--- The request ---
Reproduce the listing below exactly, beginning with its first line and ending with the line that holds "9; k++) minorGrid.push(+(d"; pictures are not part of the copy.

┌──

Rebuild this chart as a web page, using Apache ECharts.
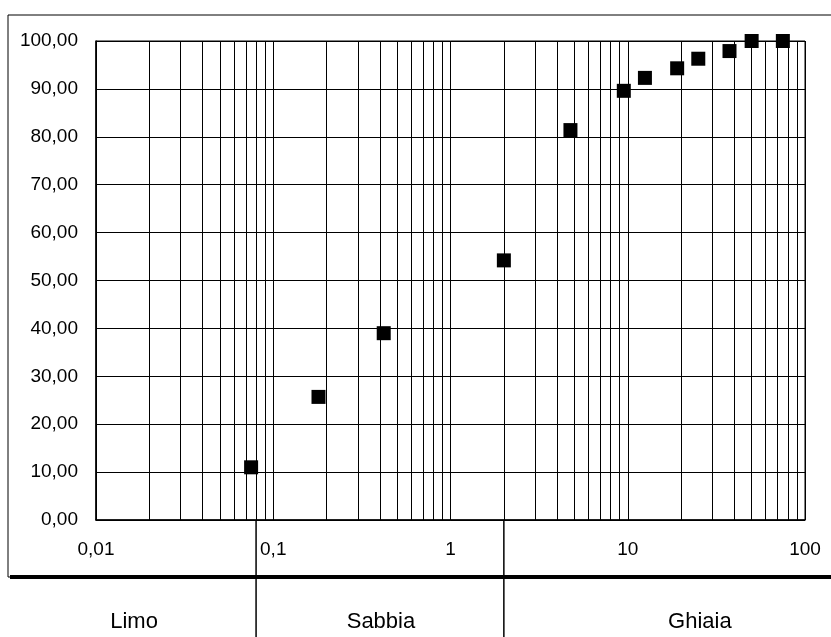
<!DOCTYPE html>
<html>
<head>
<meta charset="utf-8">
<script src="https://cdn.jsdelivr.net/npm/echarts@6/dist/echarts.min.js"></script>
<style>
  html, body { margin: 0; padding: 0; background: #fff; }
  #chart { width: 831px; height: 637px; }
</style>
</head>
<body>
<div id="chart"></div>
<script>
// Grain size (mm) and cumulative passing (%)
const sieveSizes = [0.075, 0.18, 0.42, 2, 4.75, 9.5, 12.5, 19, 25, 37.5, 50, 75];
const passing    = [11.0, 25.7, 39.0, 54.2, 81.4, 89.6, 92.3, 94.3, 96.3, 97.9, 100, 100];

// Soil class boundaries (mm) and the class names between them
const classBounds = [0.08, 2];
const classNames = ['Limo', 'Sabbia', 'Ghiaia'];

// Intermediate log grid lines (2..9 in every decade)
const decades = [0.01, 0.1, 1, 10];
const minorGrid = [];
decades.forEach(d => { for (let k = 2; k <= 9; k++) minorGrid.push(+(d * k).toPrecision(6)); });

const FONT = '"Liberation Sans", Arial, sans-serif';
const chart = echarts.init(document.getElementById('chart'), null, { renderer: 'canvas' });

const option = {
  backgroundColor: '#fff',
  animation: false,
  grid: {
    left: 96, right: 26, top: 41, bottom: 117,
    show: true, borderColor: '#000', borderWidth: 1
  },
  xAxis: {
    type: 'log', logBase: 10, min: 0.01, max: 100,
    axisLine: { show: true, lineStyle: { color: '#000', width: 1.5 } },
    axisTick: { show: false },
    axisLabel: {
      color: '#000', fontFamily: FONT, fontSize: 19, margin: 20,
      formatter: v => String(+v.toPrecision(6)).replace('.', ',')
    },
    splitLine: { show: true, lineStyle: { color: '#000', width: 1 } },
    minorTick: { show: false }, minorSplitLine: { show: false }
  },
  yAxis: {
    type: 'value', min: 0, max: 100, interval: 10,
    axisLine: { show: true, lineStyle: { color: '#000', width: 1.5 } },
    axisTick: { show: false },
    axisLabel: {
      color: '#000', fontFamily: FONT, fontSize: 19, margin: 18,
      formatter: v => v.toFixed(2).replace('.', ',')
    },
    splitLine: { show: true, lineStyle: { color: '#000', width: 1 } }
  },
  series: [
    {
      // carries the intermediate vertical grid lines
      type: 'line', data: [], z: 1, silent: true,
      markLine: {
        silent: true, symbol: ['none', 'none'],
        label: { show: false },
        lineStyle: { color: '#000', width: 1, type: 'solid' },
        emphasis: { disabled: true },
        data: minorGrid.map(v => ({ xAxis: v }))
      }
    },
    {
      type: 'scatter', z: 5,
      symbol: 'rect', symbolSize: 14,
      itemStyle: { color: '#000', opacity: 1 },
      data: sieveSizes.map((s, i) => [s, passing[i]])
    }
  ]
};
chart.setOption(option);

// Outer frame, class dividers and class names below the plot
const gridBottom = 637 - 117;
const bx = classBounds.map(v => chart.convertToPixel({ xAxisIndex: 0 }, v));
const frameLeft = 8, frameTop = 15, frameBottom = 577;
const labelY = 622;
const labelX = [ (frameLeft + bx[0]) / 2 + 2, (bx[0] + bx[1]) / 2 + 1, bx[1] + 196 ];

const graphics = [
  { type: 'rect', shape: { x: frameLeft, y: frameTop, width: 900, height: frameBottom - frameTop },
    style: { fill: null, stroke: '#000', lineWidth: 1 }, silent: true },
  { type: 'line', shape: { x1: frameLeft + 2, y1: frameBottom, x2: 831, y2: frameBottom },
    style: { stroke: '#000', lineWidth: 4 }, silent: true }
];
bx.forEach(x => graphics.push({
  type: 'line', shape: { x1: x, y1: gridBottom, x2: x, y2: 637 },
  style: { stroke: '#000', lineWidth: 1.5 }, silent: true
}));
classNames.forEach((name, i) => graphics.push({
  type: 'text', x: labelX[i], y: labelY,
  style: { text: name, fill: '#000', font: '22px ' + FONT, align: 'center', verticalAlign: 'middle' },
  silent: true
}));
chart.setOption({ graphic: graphics });
</script>
</body>
</html>
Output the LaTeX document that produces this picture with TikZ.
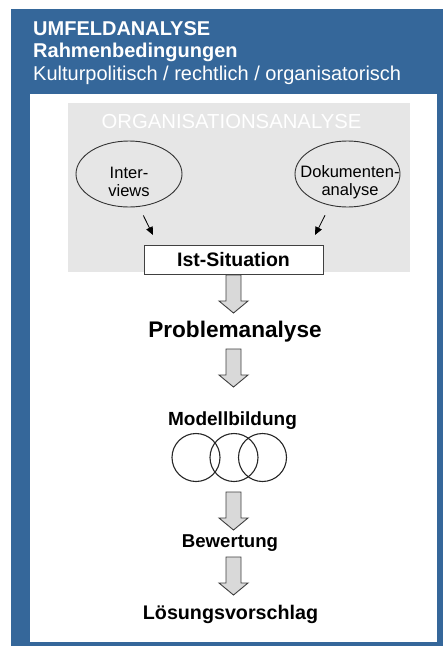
\documentclass[tikz,border=0pt]{standalone}
\usepackage{fontspec}
\setmainfont{Liberation Sans}
\usetikzlibrary{arrows.meta, shapes.geometric, positioning}
\definecolor{frameblue}{HTML}{35679A}
\definecolor{orggray}{HTML}{E6E6E6}
\definecolor{arrowgray}{HTML}{D9D9D9}

\tikzset{
  blockarrow/.style={draw=black!75, fill=arrowgray, line width=0.9pt},
  downarrow/.pic={
    \path[blockarrow] (-7.5,0) -- (-7.5,26) -- (-14.5,26) -- (0,38)
      -- (14.5,26) -- (7.5,26) -- (7.5,0) -- cycle;
  }
}

\begin{document}
\begin{tikzpicture}[x=1pt, y=-1pt,
    every node/.style={inner sep=0pt},
    head/.style={text=white, anchor=base west, font=\fontsize{20}{24}\selectfont},
    headbold/.style={head, font=\bfseries\fontsize{20}{24}\selectfont},
    stage/.style={anchor=base, font=\bfseries\fontsize{#1}{24}\selectfont},
    source/.style={ellipse, draw=black!80, line width=0.9pt,
        minimum width=106pt, minimum height=66pt},
    inside/.style={align=center, font=\fontsize{16.5}{18.5}\selectfont},
    ring/.style={circle, draw=black!85, line width=1.1pt, minimum size=48pt},
    >={Triangle[length=8pt, width=7pt]}]
    \useasboundingbox (0,0) rectangle (443,646);
    \fill[white] (0,0) rectangle (443,646);
    % frame
    \fill[frameblue] (11,9) rectangle (443,646);
    \fill[white] (30,94) rectangle (437,642);
    \node[headbold] (umfeld) at (33,35) {UMFELDANALYSE};
    \node[headbold] (rahmen) at (33,57) {Rahmenbedingungen};
    \node[head] (kultur) at (33,80) {Kulturpolitisch / rechtlich / organisatorisch};
    % organisation
    \fill[orggray] (68,103) rectangle (410,272);
    \node[anchor=base, text=white, font=\fontsize{20.3}{24}\selectfont] (orga) at (231.5,128) {ORGANISATIONSANALYSE};
    \node[source, label={[inside, yshift=-8pt]center:Inter-\\views}] (int) at (129,174) {};
    \node[source, minimum width=105pt,
        label={[inside, xshift=2.5pt, yshift=-8pt]center:Dokumenten-\\analyse}] (dok) at (347.5,174) {};
    \node[draw=black!75, line width=1pt, fill=white, minimum width=179pt, minimum height=29pt,
        font=\bfseries\fontsize{19.5}{23}\selectfont] (ist) at (233.5,259.5) {Ist-Situation};
    \coordinate (intend) at (153,235);
    \coordinate (dokend) at (315,235);
    \draw[->, line width=0.8pt, shorten <=9.6pt] (int.-73.3) -- (intend);
    \draw[->, line width=0.8pt, shorten <=11pt] (dok.-119.4) -- (dokend);
    % stages
    \pic at (233.5,275) {downarrow};
    \node[stage=22.6] (prob) at (235,337) {Problemanalyse};
    \pic at (233.5,349) {downarrow};
    \node[stage=19] (modell) at (232.5,425) {Modellbildung};
    \node[ring] (m1) at (196,457.5) {};
    \node[ring] (m2) at (234,457.5) {};
    \node[ring] (m3) at (262.5,457.5) {};
    \pic at (233.5,492) {downarrow};
    \node[stage=18.6] (bew) at (230,547) {Bewertung};
    \pic at (233.5,557) {downarrow};
    \node[stage=19.7] (loes) at (230.5,619) {Lösungsvorschlag};
\end{tikzpicture}
\end{document}
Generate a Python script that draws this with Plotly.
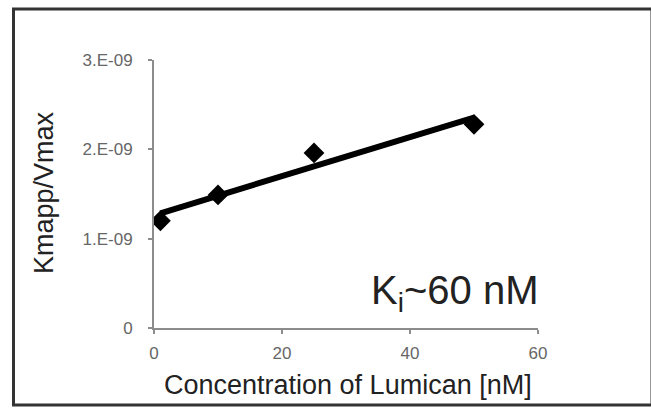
import numpy as np
import plotly.graph_objects as go

# Lineweaver-Burk style secondary plot: slope term vs inhibitor concentration
conc_nM = [1, 10, 25, 50]
kmapp_vmax = [1.20e-9, 1.49e-9, 1.96e-9, 2.28e-9]

x_tick_vals = [0, 20, 40, 60]
y_tick_vals = [0, 1e-9, 2e-9, 3e-9]
y_tick_text = ["0", "1.E-09", "2.E-09", "3.E-09"]

# linear trendline through the measured points
slope, intercept = np.polyfit(conc_nM, kmapp_vmax, 1)
fit_x = [min(conc_nM), max(conc_nM)]
fit_y = [slope * x + intercept for x in fit_x]

W, H = 651, 408
ML, MR, MT, MB = 154, 113, 60, 80
PW, PH = W - ML - MR, H - MT - MB


def px(x):
    return (x - ML) / PW


def py(y):
    return (H - MB - y) / PH


fig = go.Figure()
fig.add_trace(go.Scatter(
    x=fit_x, y=fit_y, mode="lines",
    line=dict(color="black", width=6),
    showlegend=False, hoverinfo="skip",
))
fig.add_trace(go.Scatter(
    x=conc_nM, y=kmapp_vmax, mode="markers",
    marker=dict(symbol="diamond", size=16, color="black"),
    showlegend=False,
))

axis_grey = "#8c8c8c"
tick_font = dict(family="Liberation Sans, Arial, sans-serif", size=17, color="#666666")

fig.update_xaxes(
    range=[0, 60], tickvals=x_tick_vals,
    showline=True, linecolor=axis_grey, linewidth=2,
    ticks="outside", ticklen=4, tickwidth=2, tickcolor=axis_grey,
    showgrid=False, zeroline=False, tickfont=tick_font,
    ticklabelstandoff=5,
)
fig.update_yaxes(
    range=[0, 3e-9], tickvals=y_tick_vals, ticktext=y_tick_text,
    showline=True, linecolor=axis_grey, linewidth=2,
    ticks="outside", ticklen=4, tickwidth=2, tickcolor=axis_grey,
    showgrid=False, zeroline=False, tickfont=tick_font,
    ticklabelstandoff=12,
)

title_font = dict(family="Liberation Sans, Arial, sans-serif", size=27, color="#222222")

fig.update_layout(
    width=W, height=H,
    margin=dict(l=ML, r=MR, t=MT, b=MB),
    paper_bgcolor="white", plot_bgcolor="white",
    annotations=[
        dict(text="Concentration of Lumican [nM]", xref="paper", yref="paper",
             x=px(348), y=py(385), xanchor="center", yanchor="middle",
             showarrow=False, font=title_font),
        dict(text="Kmapp/Vmax", xref="paper", yref="paper",
             x=px(44), y=py(193), xanchor="center", yanchor="middle",
             textangle=-90, showarrow=False, font=title_font),
        dict(text="K<sub>i</sub>~60 nM", xref="paper", yref="paper",
             x=px(540), y=py(293), xanchor="right", yanchor="middle",
             showarrow=False,
             font=dict(family="Liberation Sans, Arial, sans-serif", size=40, color="#222222")),
    ],
    shapes=[
        dict(type="rect", xref="paper", yref="paper",
             x0=px(13.5), x1=px(652), y0=py(405), y1=py(9),
             line=dict(color="#333333", width=3), fillcolor="rgba(0,0,0,0)",
             layer="above"),
    ],
)

fig.write_html("out.html")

└──

--- Task output ---
Rebuild this chart as a web page, using Apache ECharts.
<!DOCTYPE html>
<html>
<head>
<meta charset="utf-8">
<script src="https://cdn.jsdelivr.net/npm/echarts@6/dist/echarts.min.js"></script>
<style>
  html, body { margin: 0; padding: 0; background: #fff; }
  #chart { width: 831px; height: 637px; }
</style>
</head>
<body>
<div id="chart"></div>
<script>
// Grain size (mm) and cumulative passing (%)
const sieveSizes = [0.075, 0.18, 0.42, 2, 4.75, 9.5, 12.5, 19, 25, 37.5, 50, 75];
const passing    = [11.0, 25.7, 39.0, 54.2, 81.4, 89.6, 92.3, 94.3, 96.3, 97.9, 100, 100];

// Soil class boundaries (mm) and the class names between them
const classBounds = [0.08, 2];
const classNames = ['Limo', 'Sabbia', 'Ghiaia'];

// Intermediate log grid lines (2..9 in every decade)
const decades = [0.01, 0.1, 1, 10];
const minorGrid = [];
decades.forEach(d => { for (let k = 2; k <= 9; k++) minorGrid.push(+(d * k).toPrecision(6)); });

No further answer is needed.